■ What is needed ■
Return, without pictures, the lines from the start of the data through the one that contains "import plotly.graph_objects as go".

■ Material provided ■

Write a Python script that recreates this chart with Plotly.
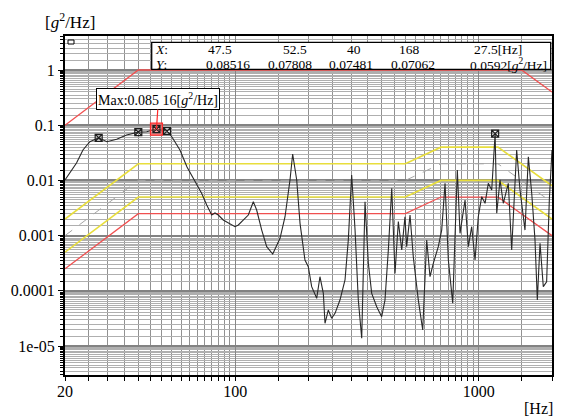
import numpy as np
import plotly.graph_objects as go

# ---------------- data ----------------
freq = [20, 22.3, 23.7, 25.3, 27.5, 29.7, 32.6, 35.8, 40, 43.3, 47.5, 52.5, 54.9, 59.3, 63.4, 68.4,
        72.8, 76.4, 80.1, 82.6, 85.2, 89.3, 96.7, 99.8, 103, 107.9, 113.2, 118.7, 122.5, 128.5,
        134.7, 142.6, 148, 152.8, 160.2, 167.9, 172.2, 178.9, 184.6, 193.4, 199.6, 206.1, 216.1,
        222.9, 230.1, 233.8, 241.1, 249, 257, 269.3, 282.5, 291.4, 300.8, 310.6, 320.3, 330.8,
        341.3, 352.2, 363.6, 381.2, 399.5, 412.2, 425.5, 439.4, 453.2, 467.7, 483, 498, 506,
        522.4, 538.7, 565, 589, 611.6, 631, 651, 682.4, 704.8, 727.4, 750.5, 782.2, 817, 838,
        878.9, 906.6, 935.9, 966, 996, 1029, 1062, 1095, 1131, 1168, 1186, 1223, 1262, 1323,
        1366, 1432, 1478, 1549, 1599, 1651, 1703, 1741, 1786, 1842, 1901, 1950, 2000]
psd = [0.0102, 0.0207, 0.0356, 0.0502, 0.0592, 0.0502, 0.0555, 0.0664, 0.07481, 0.0762, 0.08516,
       0.07808, 0.0619, 0.0356, 0.0175, 0.00935, 0.00584, 0.00358, 0.00236, 0.00257, 0.00236,
       0.00192, 0.00156, 0.00145, 0.00156, 0.00192, 0.00236, 0.00411, 0.00291, 0.00126, 0.00063,
       0.000464, 0.000676, 0.000893, 0.0022, 0.0102, 0.0301, 0.0102, 0.00167, 0.000361, 0.000273,
       0.000119, 7.31e-5, 0.00018, 9.0e-5, 2.58e-5, 4.49e-5, 3.18e-5, 3.91e-5, 6.8e-5, 0.000157,
       0.000832, 0.01253, 0.00126, 6.8e-5, 1.38e-5, 0.00411, 0.000315, 9.0e-5, 5.15e-5, 3.4e-5,
       6.8e-5, 0.000548, 0.0072, 0.000207, 0.00179, 0.000548, 0.0022, 0.00063, 0.00236, 0.000415,
       6.8e-5, 1.95e-5, 0.000832, 0.00018, 0.000315, 0.00063, 0.00126, 0.00885, 0.000361, 5.94e-5,
       0.0154, 0.0011, 0.00442, 0.00063, 0.00145, 0.000361, 0.0022, 0.00507, 0.00385, 0.00885,
       0.0067, 0.07062, 0.00254, 0.0102, 0.00385, 0.00885, 0.000548, 0.0356, 0.0067, 0.00126,
       0.0269, 0.00584, 0.000832, 6.8e-5, 0.000726, 0.000119, 0.000146, 0.00442, 0.0356]

mark_f = [27.5, 40, 47.5, 52.5, 1168]
mark_v = [0.0592, 0.07481, 0.08516, 0.07808, 0.07062]
max_f = 47.5
max_v = 0.08516
max_label = "0.085 16"

table_x = ["47.5", "52.5", "40", "168", "27.5"]
table_y = ["0.08516", "0.07808", "0.07481", "0.07062", "0.0592"]

prof_f = [20, 40, 500, 700, 1200, 2000]
ref_lvl = [0.001, 0.01, 0.01, 0.02, 0.02, 0.004]
warn_hi = [0.002, 0.02, 0.02, 0.04, 0.04, 0.008]
warn_lo = [0.0005, 0.005, 0.005, 0.01, 0.01, 0.002]
abort_lo = [0.00025, 0.0025, 0.0025, 0.005, 0.005, 0.001]
abort_hi_f = [20, 40, 1500, 2000]
abort_hi = [0.1, 1, 1, 0.4]

x_ticks = [20, 100, 1000, 2000]
x_ticktext = ["20", "100", "1000", "2000"]
y_ticks = [1e-5, 1e-4, 1e-3, 1e-2, 1e-1, 1]
y_ticktext = ["1e-05", "0.0001", "0.001", "0.01", "0.1", "1"]

# ---------------- grid positions ----------------
x_minor = list(range(25, 100, 5)) + list(range(150, 1000, 50)) + [1500]
y_minor = []
for n in range(-6, 1):
    for m in np.arange(1.5, 10, 0.5):
        y_minor.append(float(m) * 10.0 ** n)

FONT = "Liberation Serif"
RED = "rgb(240,80,80)"
YEL = "rgb(232,222,60)"

fig = go.Figure()

fig.add_trace(go.Scatter(x=abort_hi_f, y=abort_hi, mode="lines",
                         line=dict(color=RED, width=1.3), hoverinfo="skip"))
fig.add_trace(go.Scatter(x=prof_f, y=warn_hi, mode="lines",
                         line=dict(color=YEL, width=1.6), hoverinfo="skip"))
fig.add_trace(go.Scatter(x=prof_f, y=ref_lvl, mode="lines",
                         line=dict(color="rgb(165,165,165)", width=1, dash="dash"), hoverinfo="skip"))
fig.add_trace(go.Scatter(x=prof_f, y=warn_lo, mode="lines",
                         line=dict(color=YEL, width=1.6), hoverinfo="skip"))
fig.add_trace(go.Scatter(x=prof_f, y=abort_lo, mode="lines",
                         line=dict(color=RED, width=1.3), hoverinfo="skip"))
fig.add_trace(go.Scatter(x=freq, y=psd, mode="lines",
                         line=dict(color="rgb(40,40,40)", width=1.1)))
fig.add_trace(go.Scatter(x=[max_f], y=[max_v], mode="markers",
                         marker=dict(symbol="square", size=12, color="rgba(255,90,90,0.55)",
                                     line=dict(color="rgb(255,40,40)", width=1.2))))
fig.add_trace(go.Scatter(x=mark_f, y=mark_v, mode="markers",
                         marker=dict(symbol="square-x-open", size=7, color="rgb(30,30,30)",
                                     line=dict(width=1.2))))

fig.update_layout(
    width=566, height=419,
    margin=dict(l=65, r=14, t=36, b=44),
    paper_bgcolor="white", plot_bgcolor="white",
    showlegend=False,
    font=dict(family=FONT, size=16, color="black"),
    xaxis=dict(type="log", range=[np.log10(20), np.log10(2000)],
               tickvals=x_ticks, ticktext=x_ticktext,
               showgrid=True, gridcolor="rgb(135,135,135)", gridwidth=1.4,
               showline=True, linecolor="black", linewidth=2, mirror=True,
               ticks="outside", ticklen=4, tickcolor="black",
               tickfont=dict(family=FONT, size=16), ticklabelstandoff=-3,
               minor=dict(tickmode="array", tickvals=x_minor, showgrid=True,
                          gridcolor="rgb(145,145,145)", gridwidth=1.4,
                          ticks="outside", ticklen=4, tickcolor="black"),
               zeroline=False),
    yaxis=dict(type="log", range=[-5.525, 0.616],
               tickvals=y_ticks, ticktext=y_ticktext,
               showgrid=True, gridcolor="rgb(130,130,130)", gridwidth=1.5,
               showline=True, linecolor="black", linewidth=2, mirror=True,
               ticks="outside", ticklen=5, tickcolor="black",
               tickfont=dict(family=FONT, size=16),
               minor=dict(tickmode="array", tickvals=y_minor, showgrid=True,
                          gridcolor="rgb(175,175,175)", gridwidth=1,
                          ticks="outside", ticklen=3, tickcolor="black"),
               zeroline=False),
)

def px(xp):
    return (xp - 65) / 487.0

def py(yp):
    return (375 - yp) / 339.0

shapes = [
    dict(type="rect", xref="paper", yref="paper", x0=px(151.7), x1=px(550.7),
         y0=py(69.3), y1=py(42.3), fillcolor="white", line=dict(color="black", width=1.3), layer="above"),
    dict(type="rect", xref="paper", yref="paper", x0=px(68), x1=px(74),
         y0=py(44), y1=py(40), fillcolor="white", line=dict(color="black", width=1), layer="above"),
]
fig.update_layout(shapes=shapes)

ann = []
TF = dict(family=FONT, size=13.5, color="black")
rowx, rowy = py(49.2), py(64.3)
def cell(xp, yv, txt, anchor="center"):
    return dict(x=px(xp), y=yv, xref="paper", yref="paper", text=txt, showarrow=False,
                font=TF, xanchor=anchor, yanchor="middle")
ann.append(cell(161, rowx, "<i>X</i>:"))
ann.append(cell(161, rowy, "<i>Y</i>:"))
x_centers = [220, 295, 354, 409]
y_centers = [228, 290, 351, 413]
for i in range(4):
    ann.append(cell(x_centers[i], rowx, table_x[i]))
    ann.append(cell(y_centers[i], rowy, table_y[i]))
ann.append(cell(524, rowx, table_x[4] + "[Hz]", "right"))
ann.append(cell(549, rowy, table_y[4] + "[<i>g</i><sup>2</sup>/Hz]", "right"))

# max annotation
ann.append(dict(x=np.log10(max_f), y=np.log10(max_v), xref="x", yref="y",
                text="Max:" + max_label + "[<i>g</i><sup>2</sup>/Hz]",
                showarrow=True, arrowhead=0, arrowcolor="rgb(255,40,40)", arrowwidth=1.2,
                ax=2, ay=-30, font=dict(family=FONT, size=14, color="black"),
                bgcolor="white", bordercolor="black", borderwidth=1, borderpad=1))

# axis titles
ann.append(dict(x=px(43), y=py(21.5), xref="paper", yref="paper",
                text="[<i>g</i><sup>2</sup>/Hz]", showarrow=False,
                font=dict(family=FONT, size=17, color="black"), xanchor="left", yanchor="middle"))
ann.append(dict(x=px(522), y=py(408), xref="paper", yref="paper", text="[Hz]", showarrow=False,
                font=dict(family=FONT, size=16, color="black"), xanchor="left", yanchor="middle"))

fig.update_layout(annotations=ann)

fig.write_html("out.html", config={"displayModeBar": False},
               post_script="document.body.style.margin='0px';")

■ Solution to this task ■
Write a Python script that recreates this chart with Plotly.
import numpy as np
import plotly.graph_objects as go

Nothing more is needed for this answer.